No Name on the Bullet, A biography of Audie Murphy, Don Graham, ISBN 0-670-81511-X
Author Don Graham is the J. Frank Dobie Regents Professor of English and American Literature at The University of Texas at Austin.
For those of you who may not know who Audie Murphy is, he is the most decorated soldier in American Military History.
Murphy received thirty-three awards, citations, and decorations and won a battlefield promotion to second lieutenant. (He kept refusing the commission, finally they did two things, they allowed him to stay in his own company and fixed it so he did not have to do any paperwork)
He received every medal that the United States gives for valor, two of them twice. On January 26, 1945, he was awarded the Medal of Honor for exceptional valor near Holtzwhir, France, where he was personally credited with killing or wounding about fifty Germans and stopping an attack by 6 enemy tanks and two companies of Germans. After the war's end, Murphy also received several French and Belgian decorations for valor. He fought in eight campaigns in Sicily, Italy, France, and Germany; participated in two amphibious assaults, in Sicily and southern France; and was wounded three times. Considered conservatively to have killed over 250 men in combat.
I read this book a few years back and recently a friend gave it to me. I was overjoyed to read it again. When I got it I flipped it over to read the blurp on the back.....
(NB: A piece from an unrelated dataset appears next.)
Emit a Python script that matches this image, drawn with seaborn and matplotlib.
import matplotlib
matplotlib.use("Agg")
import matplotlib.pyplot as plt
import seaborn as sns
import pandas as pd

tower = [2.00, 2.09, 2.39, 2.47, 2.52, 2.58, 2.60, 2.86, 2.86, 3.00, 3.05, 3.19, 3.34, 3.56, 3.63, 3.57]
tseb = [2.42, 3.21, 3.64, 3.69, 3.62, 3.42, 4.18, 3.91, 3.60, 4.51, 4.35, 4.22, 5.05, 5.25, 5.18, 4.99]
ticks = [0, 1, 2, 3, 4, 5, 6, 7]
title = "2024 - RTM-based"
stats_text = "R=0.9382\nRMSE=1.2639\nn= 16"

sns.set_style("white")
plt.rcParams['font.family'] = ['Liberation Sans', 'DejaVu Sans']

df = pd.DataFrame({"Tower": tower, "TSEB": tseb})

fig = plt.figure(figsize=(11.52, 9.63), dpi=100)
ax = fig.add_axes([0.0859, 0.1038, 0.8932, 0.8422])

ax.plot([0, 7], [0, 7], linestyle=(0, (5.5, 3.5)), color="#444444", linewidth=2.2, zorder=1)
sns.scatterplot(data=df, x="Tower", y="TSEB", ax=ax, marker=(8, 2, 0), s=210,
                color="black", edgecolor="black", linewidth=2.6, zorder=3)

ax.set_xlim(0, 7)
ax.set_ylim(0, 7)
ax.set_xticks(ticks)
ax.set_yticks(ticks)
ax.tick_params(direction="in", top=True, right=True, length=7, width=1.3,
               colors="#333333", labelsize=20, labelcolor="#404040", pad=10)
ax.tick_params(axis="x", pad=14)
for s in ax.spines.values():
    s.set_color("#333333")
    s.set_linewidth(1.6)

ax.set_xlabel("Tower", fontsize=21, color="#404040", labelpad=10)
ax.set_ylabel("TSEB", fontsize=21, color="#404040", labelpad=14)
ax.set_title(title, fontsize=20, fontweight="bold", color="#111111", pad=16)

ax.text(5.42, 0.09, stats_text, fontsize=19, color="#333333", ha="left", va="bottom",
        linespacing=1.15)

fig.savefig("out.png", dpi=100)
“Audie Murphy used to be a legend in Texas and still is among those old enough to remember World War II and the postwar decade. A hero equal to any the Alamo has to offer, he has suffered, the way heroes sometimes do, from a shift in the modern consciousness. Since Vietnam, Americans have had trouble believing or honoring the kind of warrior that Murphy represented. We prefer video fantasy-Rambo-a kind of MTV celebration of American machismo in which the nation wins that unpopular war it never should have fought and which, of course, it lost. Audie Murphy could have had Sylvester Stallone for breakfast. Audie Murphy was the real thing, not some pumped-up, aerobicized celluloid palooka. And the real thing is always more interesting, more human, more tragic, more blood-and-death-ridden than the made up, the phony. It was that real hero, the man behind the bronze statuary, that I had come to find"
And find him Graham did. But as Gregory “Pappy” Boyington was famous for saying “Name me a hero, and I'll prove he's a bum.” Which is not to say heroes are bad people as much as it to say that those who excell in war aren't always the best citizens.
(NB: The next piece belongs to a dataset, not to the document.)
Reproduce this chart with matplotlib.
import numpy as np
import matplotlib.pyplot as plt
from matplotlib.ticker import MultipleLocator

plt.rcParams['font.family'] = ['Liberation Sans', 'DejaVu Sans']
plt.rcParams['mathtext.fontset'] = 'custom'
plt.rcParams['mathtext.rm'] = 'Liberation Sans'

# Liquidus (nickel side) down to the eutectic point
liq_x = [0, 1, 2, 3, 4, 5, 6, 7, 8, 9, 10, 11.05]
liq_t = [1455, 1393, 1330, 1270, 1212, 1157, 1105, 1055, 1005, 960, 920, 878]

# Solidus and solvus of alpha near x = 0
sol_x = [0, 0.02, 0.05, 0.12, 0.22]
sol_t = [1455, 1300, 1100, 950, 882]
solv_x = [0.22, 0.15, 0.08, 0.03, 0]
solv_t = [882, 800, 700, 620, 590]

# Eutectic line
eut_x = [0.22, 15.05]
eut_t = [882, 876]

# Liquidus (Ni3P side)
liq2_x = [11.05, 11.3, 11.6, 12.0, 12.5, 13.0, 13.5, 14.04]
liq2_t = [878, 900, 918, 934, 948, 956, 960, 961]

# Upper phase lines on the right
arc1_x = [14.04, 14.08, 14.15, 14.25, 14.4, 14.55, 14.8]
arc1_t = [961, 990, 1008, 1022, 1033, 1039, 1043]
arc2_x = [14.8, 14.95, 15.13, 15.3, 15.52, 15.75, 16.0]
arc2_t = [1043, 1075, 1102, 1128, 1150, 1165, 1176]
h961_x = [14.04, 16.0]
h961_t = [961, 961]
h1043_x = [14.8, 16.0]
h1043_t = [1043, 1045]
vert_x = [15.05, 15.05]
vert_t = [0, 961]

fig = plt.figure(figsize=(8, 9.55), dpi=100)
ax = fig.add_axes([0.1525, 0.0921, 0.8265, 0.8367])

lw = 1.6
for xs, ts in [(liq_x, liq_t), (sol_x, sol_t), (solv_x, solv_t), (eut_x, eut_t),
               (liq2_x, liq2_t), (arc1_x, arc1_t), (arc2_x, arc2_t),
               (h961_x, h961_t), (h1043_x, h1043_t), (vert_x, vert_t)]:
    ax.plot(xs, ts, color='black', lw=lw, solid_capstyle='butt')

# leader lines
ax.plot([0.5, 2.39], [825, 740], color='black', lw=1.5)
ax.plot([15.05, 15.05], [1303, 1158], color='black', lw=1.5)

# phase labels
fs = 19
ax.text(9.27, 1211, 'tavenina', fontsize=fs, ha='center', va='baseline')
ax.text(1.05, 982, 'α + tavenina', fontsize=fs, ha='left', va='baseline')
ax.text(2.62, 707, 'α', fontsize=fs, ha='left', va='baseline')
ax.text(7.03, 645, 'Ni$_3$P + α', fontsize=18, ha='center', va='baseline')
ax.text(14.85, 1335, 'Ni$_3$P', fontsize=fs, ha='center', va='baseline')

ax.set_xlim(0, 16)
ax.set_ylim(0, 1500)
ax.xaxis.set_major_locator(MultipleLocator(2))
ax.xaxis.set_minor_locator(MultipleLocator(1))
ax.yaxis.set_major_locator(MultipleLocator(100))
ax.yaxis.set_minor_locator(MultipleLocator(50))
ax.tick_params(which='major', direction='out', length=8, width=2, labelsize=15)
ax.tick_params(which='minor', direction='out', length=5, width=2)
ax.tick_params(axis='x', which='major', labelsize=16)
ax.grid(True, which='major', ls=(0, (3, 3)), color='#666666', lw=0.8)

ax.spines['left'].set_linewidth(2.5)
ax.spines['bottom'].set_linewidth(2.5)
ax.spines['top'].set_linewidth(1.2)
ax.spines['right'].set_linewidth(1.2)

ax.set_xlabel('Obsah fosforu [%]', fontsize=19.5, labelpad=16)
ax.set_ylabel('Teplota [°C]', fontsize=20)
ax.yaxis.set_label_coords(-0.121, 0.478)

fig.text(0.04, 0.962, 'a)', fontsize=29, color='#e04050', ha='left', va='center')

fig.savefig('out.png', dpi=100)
Graham starts the book by painting a picture of Murphy’s poverty stricken childhood as one of twelve children in depression era Texas. He, of course, tells of this 5'6" 112 pound recruit’s war time experiences and the almost super human ability as a front line combat soldier. Trust me, Murphy earned those medals. But the majority of this book deals with Murphy’s post war life.
Speaking of life, it was Murphy’s picture on the cover of Life magazine at the end of the war that led him to Hollywood, where he would appear in 44 movies, Starring in 37, including John Huston’s Red Badge of Courage. The book’s title comes from arguably his best western, No Name on the Bullet. And of course, the movie of his autobiography “To Hell and Back” (Considered a must have for readers of war, Hell and Back was pretty much ghost written, Murphy only had a 5th grade education, but it was ghost written by a man who was a very close friend) (I had a chance to buy an autographed copy of Hell and Back but got out bid at the last minute Grrrr)Anyway, where was I? Oh right.... I am not much into the movie star stuff but this was actually really fascinating stuff. Hollywood was, then as it is now, a town of make believe, peopled with pretenders. Murphy in Hollywood was like oil and water. Or gas on a fire.
He also details parts of Murphy's life that I had no idea about. Like working as an undercover cop to catch drug dealers that garnered 20+ convictions and an ugly clandestine Jimmy Hoffa connection.
Throughout it all, Graham shows a man who has few qualities to admire. From the addiction to gambling with which he gambled away about 3 million dollars, to his womanizing to the borderline psychopathic bullying. Graham could have easily written a book strictly to debunk a myth. Yet what he does brilliantly is to show Murphy as a very sympathetic person. One very human. One who suffered terribly from post traumatic stress disorder his entire life. Who wrestled his demons right up til he died in a plane crash in 1971.
I highly recommend this book. Graham teaches English Lit and you can tell. He is a great writer. But he must have dabbled in Psychology somewhere or another, for this is one of the best books I’ve read to illuminate what it is like to be in combat. And to live through it.
It is a well told tale of the man who once signed his name on an autograph with "A fugitive from the law of averages"....I think he showed that indeed Audie Murphy went To Hell....and stayed there.